> **Objective**: Each line below must be set down exactly; omit any image you find.

## begin Data provided

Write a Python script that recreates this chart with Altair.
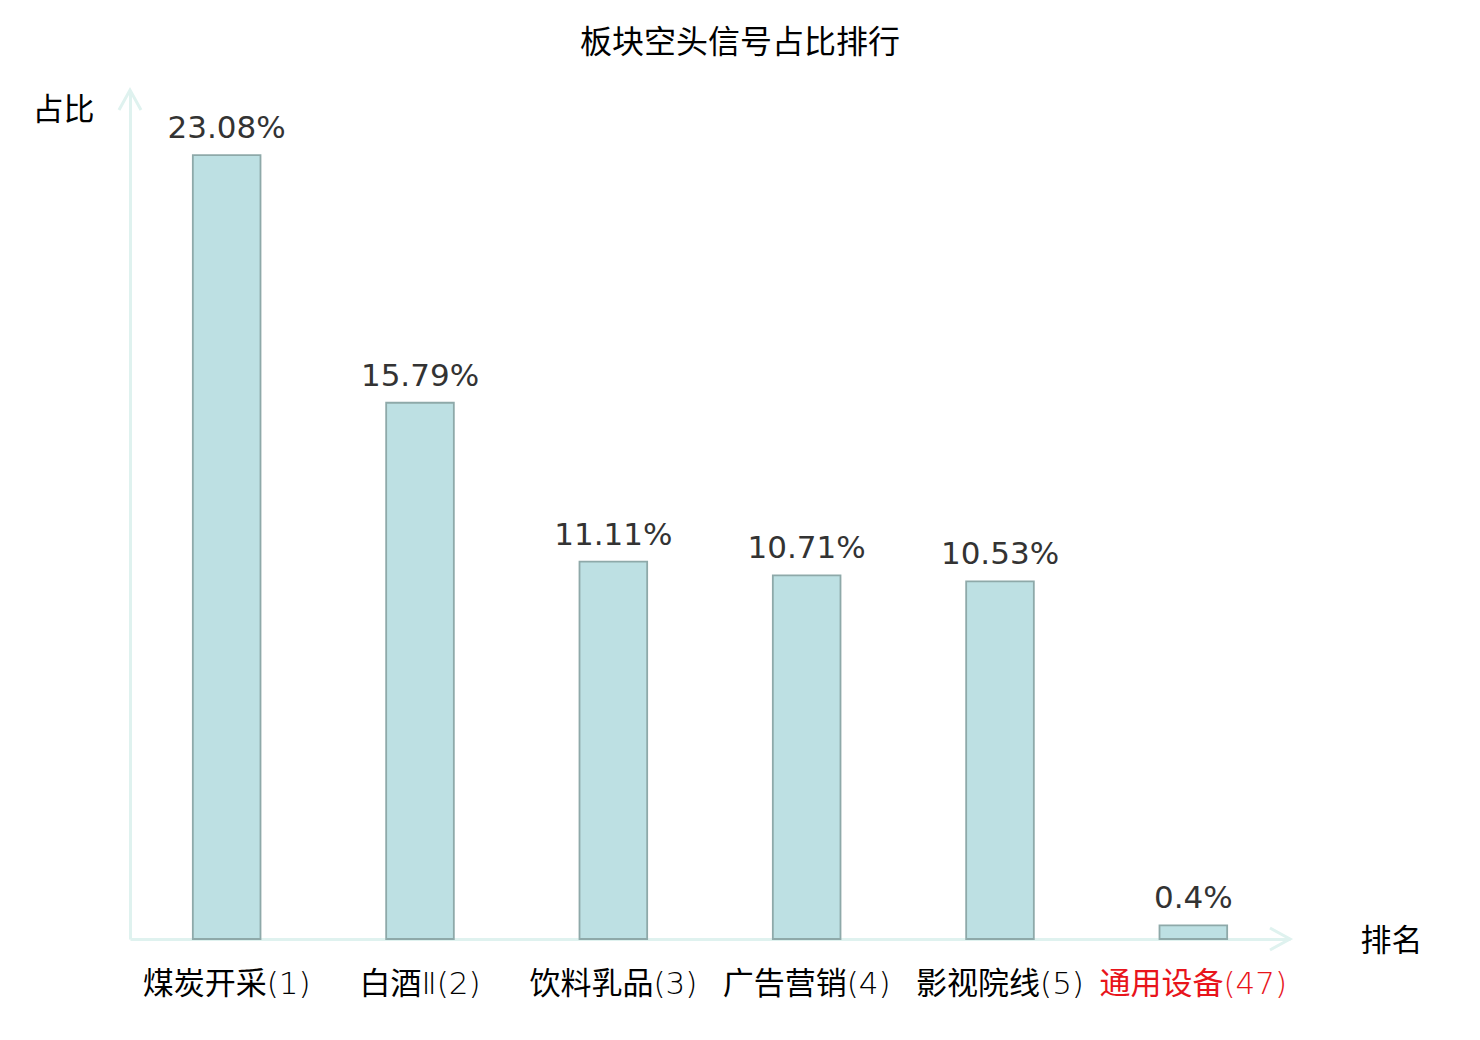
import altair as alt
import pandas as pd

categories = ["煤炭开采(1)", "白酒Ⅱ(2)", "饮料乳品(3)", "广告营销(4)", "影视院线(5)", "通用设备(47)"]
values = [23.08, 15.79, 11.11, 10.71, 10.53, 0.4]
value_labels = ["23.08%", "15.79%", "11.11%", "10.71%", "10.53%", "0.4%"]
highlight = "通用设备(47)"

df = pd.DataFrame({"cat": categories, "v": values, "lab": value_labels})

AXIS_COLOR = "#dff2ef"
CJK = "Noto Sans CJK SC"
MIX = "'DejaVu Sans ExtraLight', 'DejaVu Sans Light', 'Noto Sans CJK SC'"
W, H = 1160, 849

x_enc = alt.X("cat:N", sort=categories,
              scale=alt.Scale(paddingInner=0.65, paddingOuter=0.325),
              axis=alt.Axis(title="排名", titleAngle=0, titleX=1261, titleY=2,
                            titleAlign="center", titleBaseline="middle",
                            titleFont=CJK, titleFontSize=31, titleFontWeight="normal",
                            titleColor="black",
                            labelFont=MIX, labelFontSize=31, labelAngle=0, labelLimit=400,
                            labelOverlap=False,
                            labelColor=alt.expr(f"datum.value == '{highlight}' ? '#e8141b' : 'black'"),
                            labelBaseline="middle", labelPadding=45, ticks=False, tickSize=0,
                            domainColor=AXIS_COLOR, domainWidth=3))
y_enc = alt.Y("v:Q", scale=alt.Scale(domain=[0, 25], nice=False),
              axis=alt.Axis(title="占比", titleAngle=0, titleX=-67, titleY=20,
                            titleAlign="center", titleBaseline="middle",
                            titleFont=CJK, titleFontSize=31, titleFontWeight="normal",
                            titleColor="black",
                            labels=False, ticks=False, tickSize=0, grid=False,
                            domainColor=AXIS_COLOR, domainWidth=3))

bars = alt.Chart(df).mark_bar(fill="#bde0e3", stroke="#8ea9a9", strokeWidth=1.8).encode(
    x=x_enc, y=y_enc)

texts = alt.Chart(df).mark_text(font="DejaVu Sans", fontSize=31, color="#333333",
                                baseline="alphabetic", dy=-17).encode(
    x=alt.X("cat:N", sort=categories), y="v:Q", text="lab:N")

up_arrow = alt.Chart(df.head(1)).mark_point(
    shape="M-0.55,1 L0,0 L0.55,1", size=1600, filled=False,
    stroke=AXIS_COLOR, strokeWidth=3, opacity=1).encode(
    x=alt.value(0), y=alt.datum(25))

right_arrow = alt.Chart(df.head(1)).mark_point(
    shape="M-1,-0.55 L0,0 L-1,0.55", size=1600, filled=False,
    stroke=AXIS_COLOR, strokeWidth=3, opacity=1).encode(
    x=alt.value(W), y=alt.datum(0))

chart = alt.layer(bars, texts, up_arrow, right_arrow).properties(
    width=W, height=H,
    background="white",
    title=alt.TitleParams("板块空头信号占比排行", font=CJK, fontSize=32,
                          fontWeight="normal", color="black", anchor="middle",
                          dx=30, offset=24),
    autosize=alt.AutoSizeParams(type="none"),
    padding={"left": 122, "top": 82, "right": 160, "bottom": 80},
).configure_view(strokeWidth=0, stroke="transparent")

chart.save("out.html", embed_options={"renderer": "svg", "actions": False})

## end Data provided

> **Expected output**:
Write a Python script that recreates this chart with Altair.
import altair as alt
import pandas as pd

categories = ["煤炭开采(1)", "白酒Ⅱ(2)", "饮料乳品(3)", "广告营销(4)", "影视院线(5)", "通用设备(47)"]
values = [23.08, 15.79, 11.11, 10.71, 10.53, 0.4]
value_labels = ["23.08%", "15.79%", "11.11%", "10.71%", "10.53%", "0.4%"]
highlight = "通用设备(47)"

df = pd.DataFrame({"cat": categories, "v": values, "lab": value_labels})

AXIS_COLOR = "#dff2ef"
CJK = "Noto Sans CJK SC"
MIX = "'DejaVu Sans ExtraLight', 'DejaVu Sans Light', 'Noto Sans CJK SC'"
W, H = 1160, 849

x_enc = alt.X("cat:N", sort=categories,
              scale=alt.Scale(paddingInner=0.65, paddingOuter=0.325),
              axis=alt.Axis(title="排名", titleAngle=0, titleX=1261, titleY=2,
                            titleAlign="center", titleBaseline="middle",
                            titleFont=CJK, titleFontSize=31, titleFontWeight="normal",
                            titleColor="black",
                            labelFont=MIX, labelFontSize=31, labelAngle=0, labelLimit=400,
                            labelOverlap=False,
                            labelColor=alt.expr(f"datum.value == '{highlight}' ? '#e8141b' : 'black'"),
                            labelBaseline="middle", labelPadding=45, ticks=False, tickSize=0,
                            domainColor=AXIS_COLOR, domainWidth=3))
y_enc = alt.Y("v:Q", scale=alt.Scale(domain=[0, 25], nice=False),
              axis=alt.Axis(title="占比", titleAngle=0, titleX=-67, titleY=20,
                            titleAlign="center", titleBaseline="middle",
                            titleFont=CJK, titleFontSize=31, titleFontWeight="normal",
                            titleColor="black",
                            labels=False, ticks=False, tickSize=0, grid=False,
                            domainColor=AXIS_COLOR, domainWidth=3))

bars = alt.Chart(df).mark_bar(fill="#bde0e3", stroke="#8ea9a9", strokeWidth=1.8).encode(
    x=x_enc, y=y_enc)

texts = alt.Chart(df).mark_text(font="DejaVu Sans", fontSize=31, color="#333333",
                                baseline="alphabetic", dy=-17).encode(
    x=alt.X("cat:N", sort=categories), y="v:Q", text="lab:N")

up_arrow = alt.Chart(df.head(1)).mark_point(
    shape="M-0.55,1 L0,0 L0.55,1", size=1600, filled=False,
    stroke=AXIS_COLOR, strokeWidth=3, opacity=1).encode(
    x=alt.value(0), y=alt.datum(25))

right_arrow = alt.Chart(df.head(1)).mark_point(
    shape="M-1,-0.55 L0,0 L-1,0.55", size=1600, filled=False,
    stroke=AXIS_COLOR, strokeWidth=3, opacity=1).encode(
    x=alt.value(W), y=alt.datum(0))

chart = alt.layer(bars, texts, up_arrow, right_arrow).properties(
    width=W, height=H,
    background="white",
    title=alt.TitleParams("板块空头信号占比排行", font=CJK, fontSize=32,
                          fontWeight="normal", color="black", anchor="middle",
                          dx=30, offset=24),
    autosize=alt.AutoSizeParams(type="none"),
    padding={"left": 122, "top": 82, "right": 160, "bottom": 80},
).configure_view(strokeWidth=0, stroke="transparent")

chart.save("out.html", embed_options={"renderer": "svg", "actions": False})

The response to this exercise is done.